In this year's election there are two assistant attorneys general who are attempting to do just that. Everyone in the county took note of this when the well-produced TV ads aired in Metro Detroit.

All of a sudden there was going to be a real race for the Oakland County Circuit Court. On one had, there are five incumbent judges banding together for what they call the "integrity slate."

On the other hand are two career prosecutors working for Michigan Attorney General Bill Schuette. They have backing and where the money is coming from has tongues wagging.

A conservative non profit out of Washington has shelled out hundreds of thousands of dollars in positive ads fro Deb Carley and Bill Rollstin. The non profit promotes what it call rule of law candidates, not activist judges.

Why are they interested in Carley and Rollstin?

"I think they saw we were both very similar candidates. We have great experience trying hundreds and hundreds of cases day in and day out for 22 years," said Carley.

Rollstin was up north Thursday night working on a case for the AG. He spoke to Local 4 on the phone.
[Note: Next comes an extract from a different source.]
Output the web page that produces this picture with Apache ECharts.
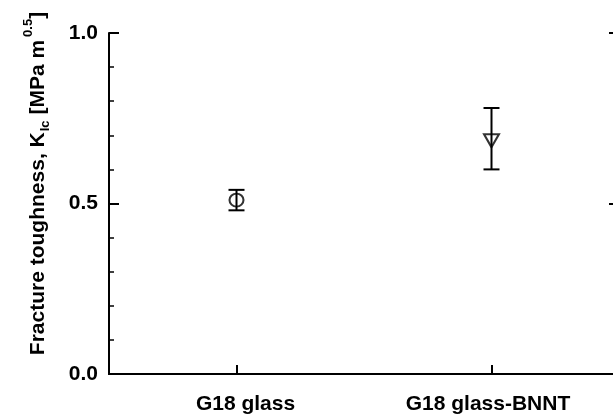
<!DOCTYPE html>
<html>
<head>
<meta charset="utf-8">
<script src="https://cdn.jsdelivr.net/npm/echarts@6/dist/echarts.min.js"></script>
<style>
  html, body { margin: 0; padding: 0; background: #fff; overflow: hidden; }
  #chart { width: 625px; height: 417px; }
</style>
</head>
<body>
<div id="chart"></div>
<script>
// ---- data ----
const categories = ['G18 glass', 'G18 glass-BNNT'];
const meanValues = [0.51, 0.69];
const lowerValues = [0.48, 0.60];
const upperValues = [0.54, 0.78];
const yTickValues = [0.0, 0.5, 1.0];
const yTickLabels = ['0.0', '0.5', '1.0'];

const FONT = 'Liberation Sans, Arial, sans-serif';
const chart = echarts.init(document.getElementById('chart'));

const errData = categories.map((c, i) => [i, lowerValues[i], upperValues[i]]);
const meanData = categories.map((c, i) => [i, meanValues[i]]);
const symbols = ['circle', 'triangle'];

chart.setOption({
  animation: false,
  backgroundColor: '#fff',
  grid: { left: 109, top: 33, width: 510, height: 341, containLabel: false },
  xAxis: [
    {
      type: 'category',
      data: categories,
      position: 'bottom',
      boundaryGap: true,
      axisLine: { show: true, lineStyle: { color: '#000', width: 2 } },
      axisTick: { show: true, inside: true, alignWithLabel: true, length: 9, lineStyle: { color: '#000', width: 2 } },
      axisLabel: {
        interval: 0,
        hideOverlap: false,
        margin: 20,
        color: '#000',
        fontFamily: FONT,
        fontWeight: 'bold',
        fontSize: 21,
        formatter: (v, i) => (i === 0 ? '{a|' + v + '}' : '{b|' + v + '}'),
        rich: {
          a: { fontFamily: FONT, fontWeight: 'bold', fontSize: 21, color: '#000', padding: [0, 0, 0, 18] },
          b: { fontFamily: FONT, fontWeight: 'bold', fontSize: 21, color: '#000', padding: [0, 7, 0, 0] }
        }
      },
      splitLine: { show: false }
    },
    {
      type: 'category',
      data: categories,
      position: 'top',
      boundaryGap: true,
      axisLine: { show: true, lineStyle: { color: '#000', width: 2 } },
      axisTick: { show: false },
      axisLabel: { show: false },
      splitLine: { show: false }
    }
  ],
  yAxis: [
    {
      type: 'value',
      min: 0, max: 1, interval: 0.5,
      position: 'left',
      axisLine: { show: true, lineStyle: { color: '#000', width: 2 } },
      axisTick: { show: true, inside: true, length: 10, lineStyle: { color: '#000', width: 2 } },
      minorTick: { show: true, splitNumber: 5, length: 5, lineStyle: { color: '#000', width: 1.5 } },
      splitLine: { show: false },
      minorSplitLine: { show: false },
      axisLabel: {
        margin: 11,
        color: '#000',
        fontFamily: FONT,
        fontWeight: 'bold',
        fontSize: 21,
        formatter: v => {
          const idx = yTickValues.findIndex(t => Math.abs(t - v) < 1e-9);
          return idx >= 0 ? yTickLabels[idx] : '';
        }
      },
      name: '{a|Fracture toughness, K}{sub|Ic}{a| [MPa m}{sup|0.5}{a|]}',
      nameLocation: 'middle',
      nameRotate: 90,
      nameGap: 54,
      nameTextStyle: {
        color: '#000',
        fontFamily: FONT,
        fontWeight: 'bold',
        fontSize: 21,
        padding: [0, 0, 0, 40],
        rich: {
          a: { fontFamily: FONT, fontWeight: 'bold', fontSize: 21, color: '#000' },
          sub: { fontFamily: FONT, fontWeight: 'bold', fontSize: 13, color: '#000', padding: [14, 0, 0, 1] },
          sup: { fontFamily: FONT, fontWeight: 'bold', fontSize: 13, color: '#000', padding: [0, 0, 20, 3] }
        }
      }
    },
    {
      type: 'value',
      min: 0, max: 1, interval: 0.5,
      position: 'right',
      axisLine: { show: true, lineStyle: { color: '#000', width: 2 } },
      axisTick: { show: true, inside: true, length: 10, lineStyle: { color: '#000', width: 2 } },
      minorTick: { show: true, splitNumber: 5, length: 5, lineStyle: { color: '#000', width: 1.5 } },
      splitLine: { show: false },
      axisLabel: { show: false }
    }
  ],
  series: [
    {
      type: 'custom',
      xAxisIndex: 0,
      yAxisIndex: 0,
      data: errData,
      encode: { x: 0, y: [1, 2] },
      z: 2,
      renderItem: function (params, api) {
        const x = api.value(0);
        const pLo = api.coord([x, api.value(1)]);
        const pHi = api.coord([x, api.value(2)]);
        const hw = 8;
        const st = { stroke: '#000', lineWidth: 2 };
        return {
          type: 'group',
          children: [
            { type: 'line', shape: { x1: pLo[0], y1: pLo[1], x2: pHi[0], y2: pHi[1] }, style: st },
            { type: 'line', shape: { x1: pLo[0] - hw, y1: pLo[1], x2: pLo[0] + hw, y2: pLo[1] }, style: st },
            { type: 'line', shape: { x1: pHi[0] - hw, y1: pHi[1], x2: pHi[0] + hw, y2: pHi[1] }, style: st }
          ]
        };
      }
    },
    {
      type: 'scatter',
      xAxisIndex: 0,
      yAxisIndex: 0,
      data: meanData,
      z: 3,
      symbol: (val, p) => symbols[p.dataIndex],
      symbolSize: (val, p) => (p.dataIndex === 0 ? [14, 13] : [15, 13]),
      symbolRotate: (val, p) => (p.dataIndex === 0 ? 0 : 180),
      symbolOffset: (val, p) => (p.dataIndex === 0 ? [0, 0] : [0, 2]),
      itemStyle: { color: 'rgba(0,0,0,0)', borderColor: '#000', borderWidth: 2 },
      emphasis: { disabled: true }
    }
  ]
});
</script>
</body>
</html>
"There are individuals out there in the world that believe in us and they've supported that and there's nothing wrong with that. It certainly in comportment with the law of our land," Rollstin said

There are already bad feelings over the challenge and more questions about money. Another out of state political non-profit, which is not at the direction of either Rollstin or Carley, has spent hundreds of thousands of dollars running attack ads against one of the incumbents.

Political non profits such as these do not have to reveal their donor lists. It's all perfectly legal. Speculation is running wild in legal circles over what local powerbroker is behind the attacks.

For the first time in a very long time the battle for the bench in Oakland County is going to be a race to watch.